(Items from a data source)
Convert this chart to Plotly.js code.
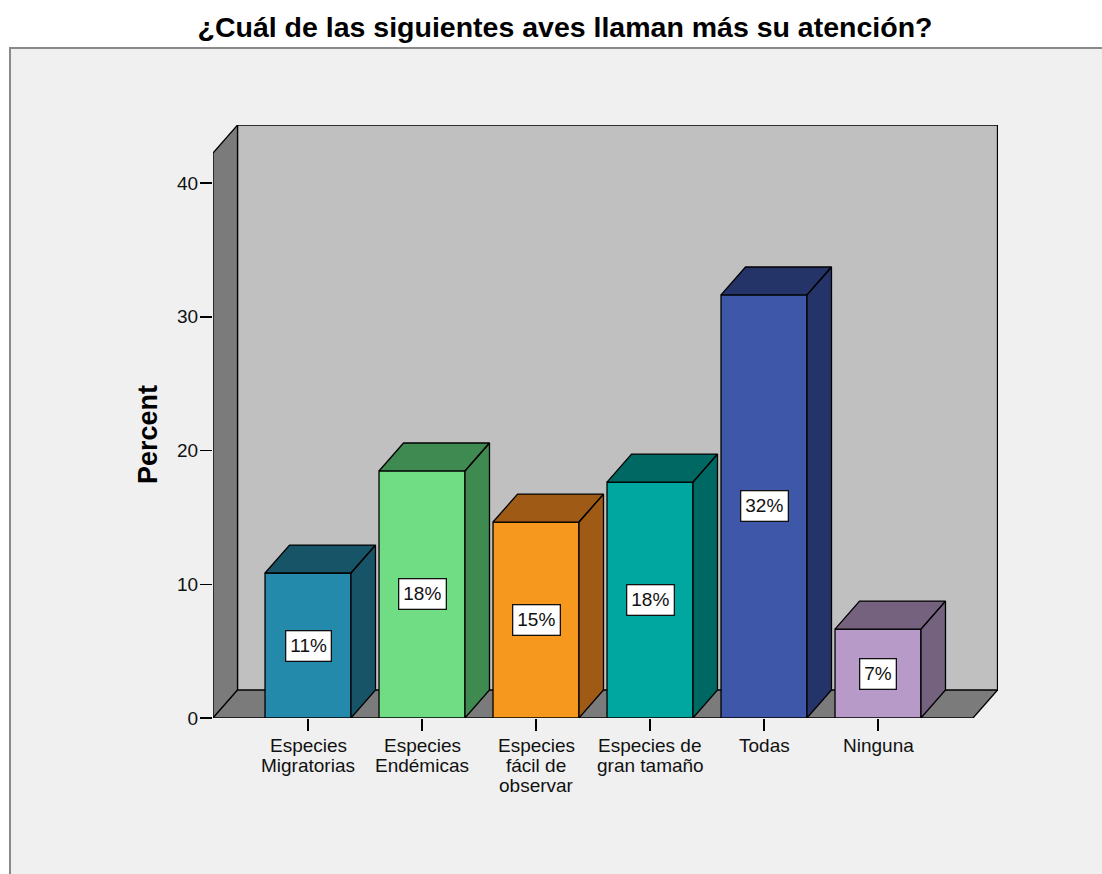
<!DOCTYPE html>
<html>
<head>
<meta charset="utf-8">
<script src="https://cdn.plot.ly/plotly-3.0.1.min.js"></script>
<style>html,body{margin:0;padding:0;background:#fff;}#chart{width:1102px;height:874px;}</style>
</head>
<body>
<div id="chart"></div>
<script>
// ---- data ----
const categories = [
  ["Especies", "Migratorias"],
  ["Especies", "Endémicas"],
  ["Especies", "fácil de", "observar"],
  ["Especies de", "gran tamaño"],
  ["Todas"],
  ["Ninguna"]
];
const percentValues = [10.84, 18.47, 14.65, 17.64, 31.63, 6.65];
const valueLabels = ["11%", "18%", "15%", "18%", "32%", "7%"];
const yTickValues = [0, 10, 20, 30, 40];
const yTickLabels = ["0", "10", "20", "30", "40"];
const frontColors = ["#248aab", "#70dc84", "#f7981e", "#00a6a0", "#3e57a8", "#b79ac8"];
const sideColors  = ["#185468", "#3f8a50", "#9f5b15", "#006863", "#243468", "#74627f"];

// ---- geometry (style) ----
const barHalf = 0.377;       // half bar width in category units
const dx = 0.215;            // depth offset in category units
const dy = 2.09;             // depth offset in value units
const xFront = [-0.8333, 5.8333];
const yFrontTop = 42.24;
const xRange = [xFront[0], xFront[1] + 0.2193];
const yRange = [0, yFrontTop + 2.096];

const FONT = "Liberation Sans, Arial, sans-serif";
const n = percentValues.length;
const idx = percentValues.map((_, i) => i);

const traces = [];
traces.push({
  type: "bar",
  x: idx,
  y: percentValues,
  width: barHalf * 2,
  marker: { color: frontColors, line: { color: "#000", width: 1.3 } },
  hoverinfo: "skip",
  showlegend: false
});
for (let i = 0; i < n; i++) {
  const v = percentValues[i];
  const xl = i - barHalf, xr = i + barHalf;
  traces.push({
    type: "scatter",
    mode: "lines",
    x: [xl, xl + dx, xr + dx, xr, xl, null, xr, xr + dx, xr + dx, xr, xr],
    y: [v, v + dy, v + dy, v, v, null, v, v + dy, dy, 0, v],
    fill: "toself",
    fillcolor: sideColors[i],
    line: { color: "#000", width: 1.3 },
    hoverinfo: "skip",
    showlegend: false
  });
}

// ---- walls (layout decoration) ----
const L = 213, T = 125, PW = 785, PH = 593;
const shapes = [
  // chart frame
  { type: "rect", xref: "paper", yref: "paper",
    x0: (10 - L) / PW, x1: (1110 - L) / PW, y0: (T + PH - 880) / PH, y1: (T + PH - 48) / PH,
    fillcolor: "#f0f0f0", line: { color: "#8a8a8a", width: 2 }, layer: "below" },
  // back wall
  { type: "rect", xref: "x", yref: "y",
    x0: xFront[0] + dx, x1: xFront[1] + dx, y0: dy, y1: yFrontTop + dy,
    fillcolor: "#c0c0c0", line: { color: "#000", width: 1.3 }, layer: "below" },
  // left wall
  { type: "path", xref: "x", yref: "y",
    path: `M ${xFront[0]},0 L ${xFront[0]},${yFrontTop} L ${xFront[0] + dx},${yFrontTop + dy} L ${xFront[0] + dx},${dy} Z`,
    fillcolor: "#7b7b7b", line: { color: "#000", width: 1.3 }, layer: "below" },
  // floor
  { type: "path", xref: "x", yref: "y",
    path: `M ${xFront[0]},0 L ${xFront[1]},0 L ${xFront[1] + dx},${dy} L ${xFront[0] + dx},${dy} Z`,
    fillcolor: "#7b7b7b", line: { color: "#000", width: 1.3 }, layer: "below" }
];

const annotations = [];
for (let i = 0; i < n; i++) {
  annotations.push({
    x: i, y: percentValues[i] / 2, xref: "x", yref: "y",
    text: valueLabels[i], showarrow: false,
    bgcolor: "#fff", bordercolor: "#111", borderwidth: 1.3, borderpad: 4,
    font: { family: FONT, size: 19, color: "#111" }
  });
  categories[i].forEach((line, k) => {
    annotations.push({
      x: i, y: 0, xref: "x", yref: "y",
      text: line, showarrow: false, yanchor: "middle", yshift: -(27 + 20 * k),
      font: { family: FONT, size: 19, color: "#111" }
    });
  });
}
annotations.push({
  xref: "paper", yref: "paper", x: (148 - L) / PW, y: (T + PH - 435) / PH,
  text: "<b>Percent</b>", showarrow: false, textangle: -90,
  xanchor: "center", yanchor: "middle",
  font: { family: FONT, size: 27, color: "#000" }
});

const layout = {
  width: 1102, height: 874,
  margin: { l: L, r: 1102 - L - PW, t: T, b: 874 - T - PH, pad: 0 },
  paper_bgcolor: "#ffffff",
  plot_bgcolor: "rgba(0,0,0,0)",
  title: {
    text: "<b>¿Cuál de las siguientes aves llaman más su atención?</b>",
    xref: "container", yref: "container", x: 565 / 1102, y: 1 - 27 / 874,
    xanchor: "center", yanchor: "middle",
    font: { family: FONT, size: 28.5, color: "#000" }
  },
  xaxis: {
    range: xRange, showgrid: false, zeroline: false, showline: false,
    tickmode: "array", tickvals: idx, ticktext: idx.map(() => ""),
    ticks: "outside", ticklen: 12, tickwidth: 1.5, tickcolor: "#000",
    fixedrange: true
  },
  yaxis: {
    range: yRange, showgrid: false, zeroline: false, showline: false,
    tickmode: "array", tickvals: yTickValues, ticktext: yTickLabels,
    ticks: "outside", ticklen: 12, tickwidth: 1.5, tickcolor: "#000",
    ticklabelstandoff: -2,
    tickfont: { family: FONT, size: 19, color: "#111" },
    fixedrange: true
  },
  shapes: shapes,
  annotations: annotations,
  bargap: 0
};

Plotly.newPlot("chart", traces, layout, { displayModeBar: false, staticPlot: true });
</script>
</body>
</html>
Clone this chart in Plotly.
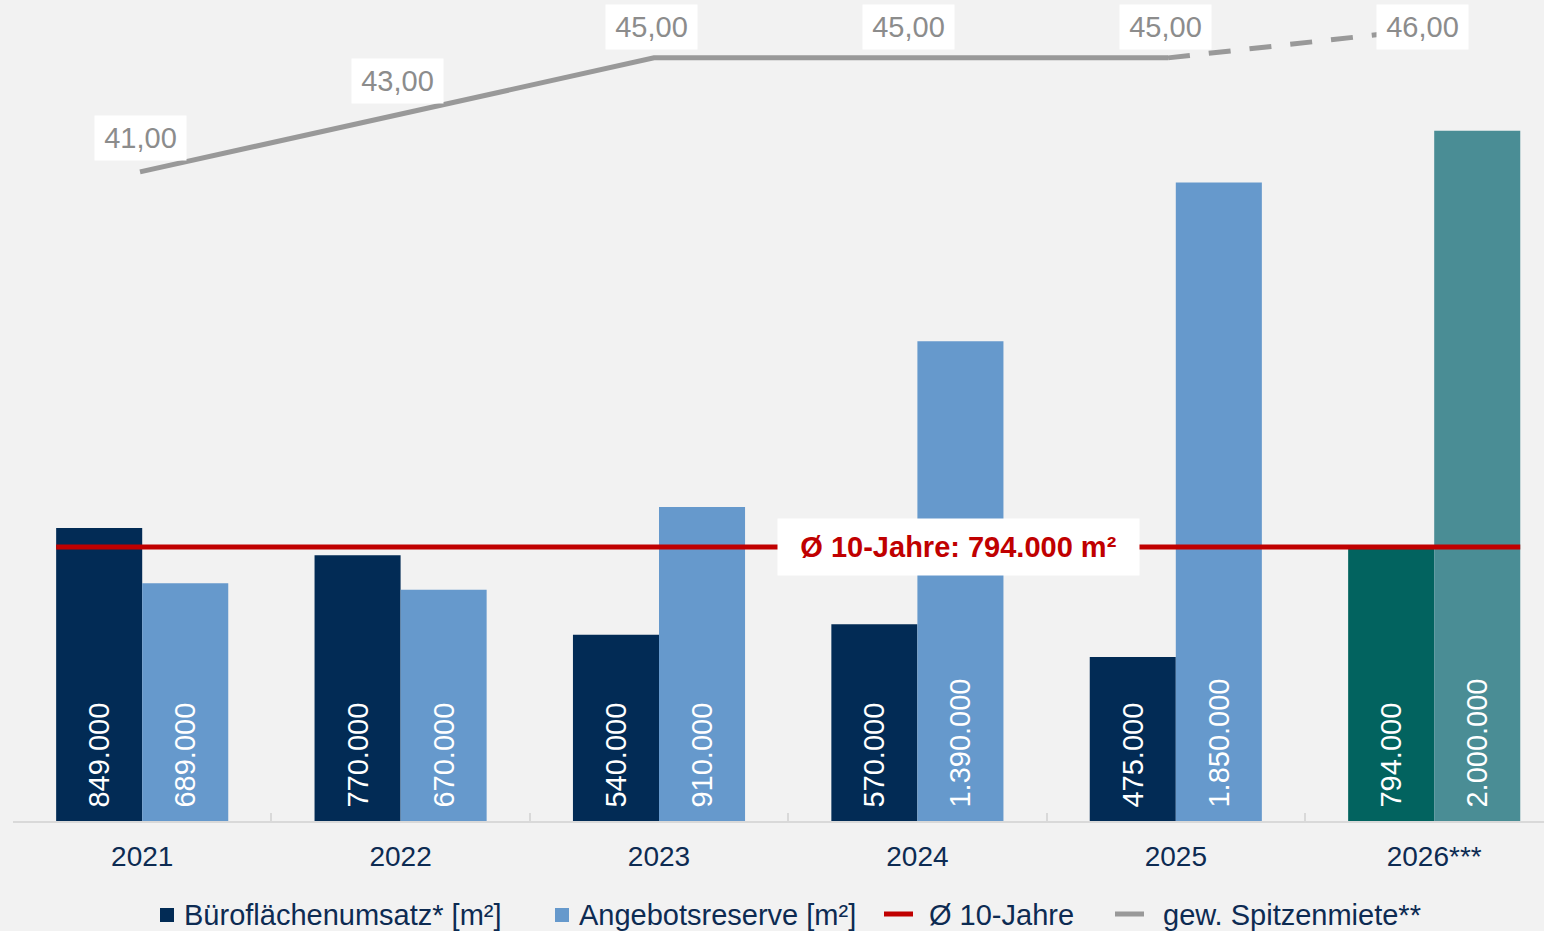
import plotly.graph_objects as go

# --- data -------------------------------------------------------------
years = ["2021", "2022", "2023", "2024", "2025", "2026***"]
umsatz = [849000, 770000, 540000, 570000, 475000, 794000]          # Büroflächenumsatz [m²]
reserve = [689000, 670000, 910000, 1390000, 1850000, 2000000]      # Angebotsreserve [m²]
miete = [41.00, 43.00, 45.00, 45.00, 45.00, 46.00]                 # gew. Spitzenmiete [€/m²]
avg10 = 794000                                                     # Ø 10-Jahre [m²]

legend_names = ["Büroflächenumsatz* [m²]", "Angebotsreserve [m²]", "Ø 10-Jahre", "gew. Spitzenmiete**"]

# --- styling ----------------------------------------------------------
NAVY = "#022B55"
BLUE = "#6699CC"
TEAL_DARK = "#02635F"
TEAL_LIGHT = "#4A8D95"
RED = "#C00000"
GREY = "#999999"
TXT = "#0D2B52"
BG = "#F2F2F2"
FONT = "Liberation Sans, Arial, sans-serif"
FS = 29
LEAD = "\u00a0\u200a"   # small lead-in so the rotated labels sit off the baseline

W, H = 1544, 931
L, R, T, B = 13, 0, 0, 110
PLOT_W, PLOT_H = W - L - R, H - T - B
CAT_W = 258.4        # px per category for the bars
LINE_CAT_W = 257.0   # px per category for the rent line axis
LINE_X0 = 140        # px position of the first rent point


def xp(px):
    return (px - L) / PLOT_W


def yp(py):
    return (H - B - py) / PLOT_H


def de_int(v):
    return f"{v:,}".replace(",", ".")


def de_dec(v):
    return f"{v:.2f}".replace(".", ",")


n = len(years)
umsatz_colors = [NAVY] * (n - 1) + [TEAL_DARK]
reserve_colors = [BLUE] * (n - 1) + [TEAL_LIGHT]

fig = go.Figure()

bar_label_font = dict(color="white", size=FS, family=FONT)
fig.add_trace(go.Bar(
    x=years, y=umsatz, name=legend_names[0],
    marker=dict(color=umsatz_colors, line=dict(width=0)),
    text=[LEAD + de_int(v) for v in umsatz],
    textposition="inside", textangle=-90, insidetextanchor="start",
    insidetextfont=bar_label_font, hoverinfo="skip",
))
fig.add_trace(go.Bar(
    x=years, y=reserve, name=legend_names[1],
    marker=dict(color=reserve_colors, line=dict(width=0)),
    text=[LEAD + de_int(v) for v in reserve],
    textposition="inside", textangle=-90, insidetextanchor="start",
    insidetextfont=bar_label_font, hoverinfo="skip",
))

# rent line: solid for actual years, dashed towards the forecast
fig.add_trace(go.Scatter(
    x=years[:n - 1], y=miete[:n - 1], xaxis="x2", yaxis="y2", mode="lines",
    line=dict(color=GREY, width=5), hoverinfo="skip",
))
fig.add_trace(go.Scatter(
    x=years[n - 2:], y=miete[n - 2:], xaxis="x2", yaxis="y2", mode="lines",
    line=dict(color=GREY, width=5, dash="22px,19px"), hoverinfo="skip",
))

BARGAP = 0.334
half_group = (1 - BARGAP) / 2

shapes = [
    # 10-year average
    dict(type="line", xref="x", yref="y", x0=0 - half_group, x1=(n - 1) + half_group,
         y0=avg10, y1=avg10, line=dict(color=RED, width=5), layer="above"),
]

annotations = [
    dict(xref="x", yref="y", x=3.16, y=avg10,
         text=f"<b>Ø 10-Jahre: {de_int(avg10)} m²</b>",
         font=dict(color=RED, size=FS, family=FONT),
         bgcolor="white", width=359, height=54, showarrow=False,
         xanchor="center", yanchor="middle"),
]

# rent value labels (placed above each point, kept below the top edge)
Y2_MIN, Y2_MAX = 18.23, 47.03
label_lift = 34
label_top = 27
for i, v in enumerate(miete):
    px_y = (Y2_MAX - v) / (Y2_MAX - Y2_MIN) * PLOT_H
    at_top = px_y - label_lift < label_top
    label_py = label_top if at_top else px_y - label_lift
    annotations.append(dict(
        xref="x2", yref="paper", x=i, y=yp(label_py),
        xshift=-3 if at_top else 0,
        xanchor="center", yanchor="middle",
        text=de_dec(v), font=dict(color="#8C8C8C", size=FS, family=FONT),
        bgcolor="white", width=89, height=42, showarrow=False,
    ))

# custom legend row
LEG_Y = 915
leg_font = dict(color=TXT, size=FS, family=FONT)
legend_items = [
    ("square", NAVY, 160, 182),
    ("square", BLUE, 555, 577),
    ("line", RED, 884, 927),
    ("line", GREY, 1115, 1161),
]
for (kind, col, sx, tx), name in zip(legend_items, legend_names):
    if kind == "square":
        shapes.append(dict(type="rect", xref="paper", yref="paper",
                           x0=xp(sx), x1=xp(sx + 14), y0=yp(LEG_Y - 7), y1=yp(LEG_Y + 7),
                           fillcolor=col, line=dict(width=0)))
    else:
        shapes.append(dict(type="line", xref="paper", yref="paper",
                           x0=xp(sx), x1=xp(sx + 29), y0=yp(LEG_Y - 1), y1=yp(LEG_Y - 1),
                           line=dict(color=col, width=5)))
    annotations.append(dict(xref="paper", yref="paper", x=xp(tx), y=yp(LEG_Y),
                            xanchor="left", yanchor="middle", text=name,
                            font=leg_font, showarrow=False))

Y1_TOP = PLOT_H * 2897.7
x2_start = -(LINE_X0 - L) / LINE_CAT_W

fig.update_layout(
    width=W, height=H,
    margin=dict(l=L, r=R, t=T, b=B, pad=0),
    paper_bgcolor=BG, plot_bgcolor=BG,
    barmode="group", bargap=BARGAP, bargroupgap=0,
    showlegend=False,
    font=dict(family=FONT),
    xaxis=dict(
        type="category", range=[-0.5, -0.5 + PLOT_W / CAT_W],
        showline=True, linecolor="#D9D9D9", linewidth=2,
        ticks="inside", tickson="boundaries", ticklen=8, tickwidth=2, tickcolor="#D9D9D9",
        tickfont=dict(color=TXT, size=FS - 1, family=FONT), ticklabelstandoff=9,
        showgrid=False, zeroline=False,
    ),
    xaxis2=dict(
        type="category", overlaying="x", visible=False,
        range=[x2_start, x2_start + PLOT_W / LINE_CAT_W],
        showgrid=False, zeroline=False,
    ),
    yaxis=dict(range=[0, Y1_TOP], visible=False, showgrid=False, zeroline=False),
    yaxis2=dict(range=[Y2_MIN, Y2_MAX], overlaying="y", visible=False,
                showgrid=False, zeroline=False),
    shapes=shapes,
    annotations=annotations,
)

fig.write_html("out.html")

What you are asked to do
Reproduce, word for word, only the lines in the records above from the line with "Clone this chart in Plotly." through the line with "import plotly.graph_objects as go", including both ends; omit the pictures.

Solution to the problem
Clone this chart in Plotly.
import plotly.graph_objects as go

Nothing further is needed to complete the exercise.